# start of SOURCE DATA

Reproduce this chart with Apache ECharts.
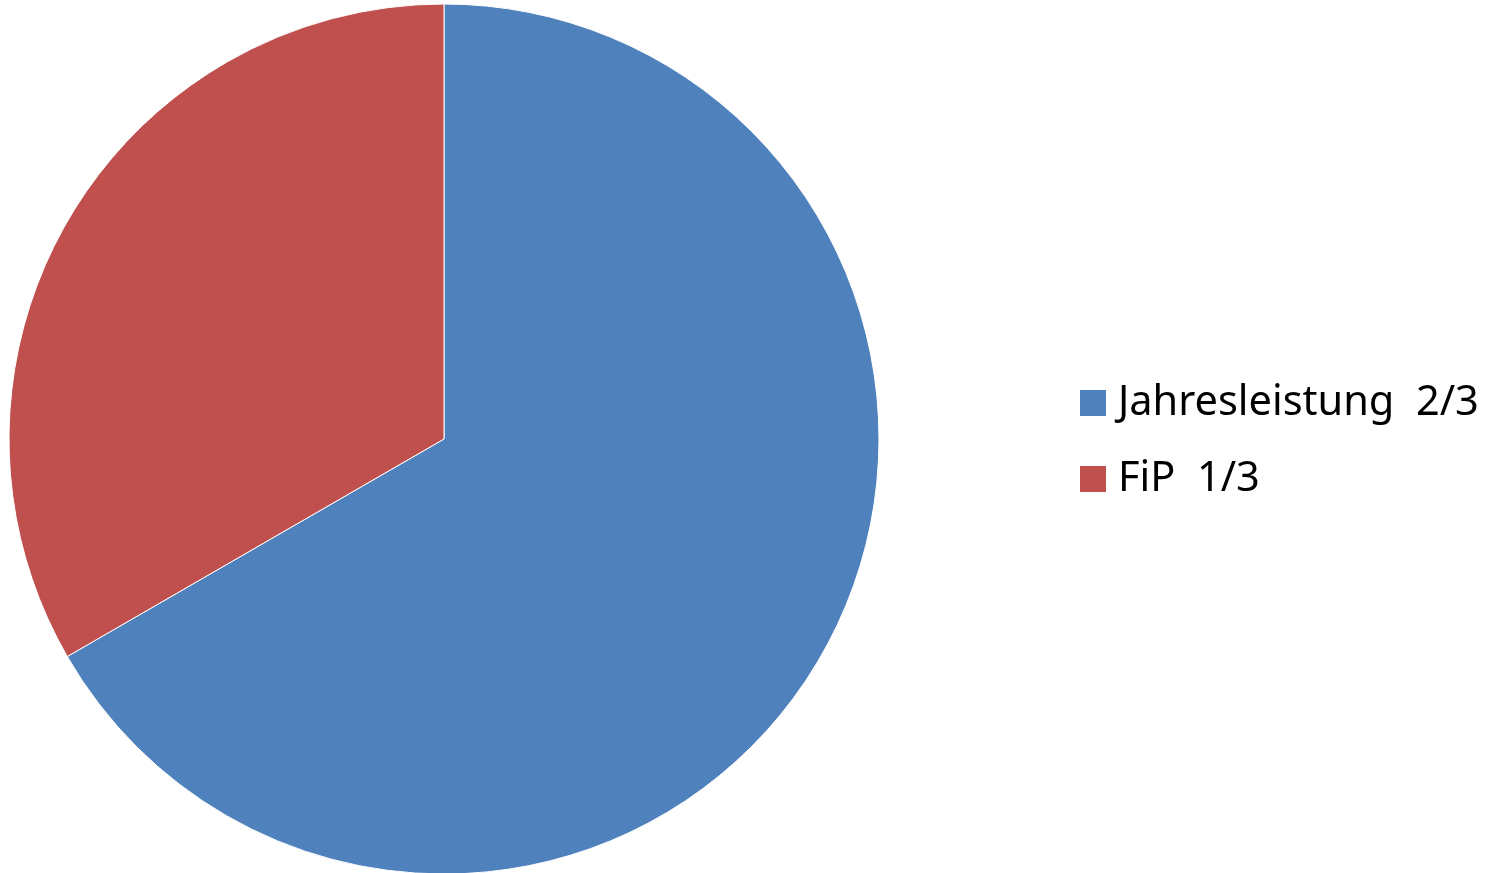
<!DOCTYPE html>
<html>
<head>
<meta charset="utf-8">
<script src="https://cdn.jsdelivr.net/npm/echarts@6/dist/echarts.min.js"></script>
<style>
html,body{margin:0;padding:0;background:#fff;}
#c{width:1495px;height:873px;}
</style>
</head>
<body>
<div id="c"></div>
<script>
const categories = ['Jahresleistung  2/3', 'FiP  1/3'];
const values = [2, 1];
const colors = ['#4F81BD', '#C0504D'];

const chart = echarts.init(document.getElementById('c'), null, {renderer: 'canvas'});
chart.setOption({
  animation: false,
  backgroundColor: '#fff',
  legend: {
    orient: 'vertical',
    left: 1080,
    top: 382,
    padding: 0,
    itemWidth: 26,
    itemHeight: 26,
    itemGap: 34,
    icon: 'rect',
    selectedMode: false,
    itemStyle: {borderWidth: 0},
    textStyle: {fontFamily: 'Noto Sans', fontSize: 41.5, color: '#000', lineHeight: 26, padding: [0,0,0,7]},
    data: categories
  },
  series: [{
    type: 'pie',
    center: [444, 439],
    radius: [0, 435],
    startAngle: 90,
    clockwise: true,
    label: {show: false},
    labelLine: {show: false},
    emphasis: {disabled: true},
    itemStyle: {borderColor: '#fff', borderWidth: 1},
    data: categories.map((n, i) => ({name: n, value: values[i], itemStyle: {color: colors[i]}}))
  }]
});
</script>
</body>
</html>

# end of SOURCE DATA

## AIM OF THE EXERCISE
Copy nothing but the lines from the top of the material through the line holding "const colors = ['#4F81BD', '#C0504D'];", exactly as written; omit pictures.

## FINISHED TASK
Reproduce this chart with Apache ECharts.
<!DOCTYPE html>
<html>
<head>
<meta charset="utf-8">
<script src="https://cdn.jsdelivr.net/npm/echarts@6/dist/echarts.min.js"></script>
<style>
html,body{margin:0;padding:0;background:#fff;}
#c{width:1495px;height:873px;}
</style>
</head>
<body>
<div id="c"></div>
<script>
const categories = ['Jahresleistung  2/3', 'FiP  1/3'];
const values = [2, 1];
const colors = ['#4F81BD', '#C0504D'];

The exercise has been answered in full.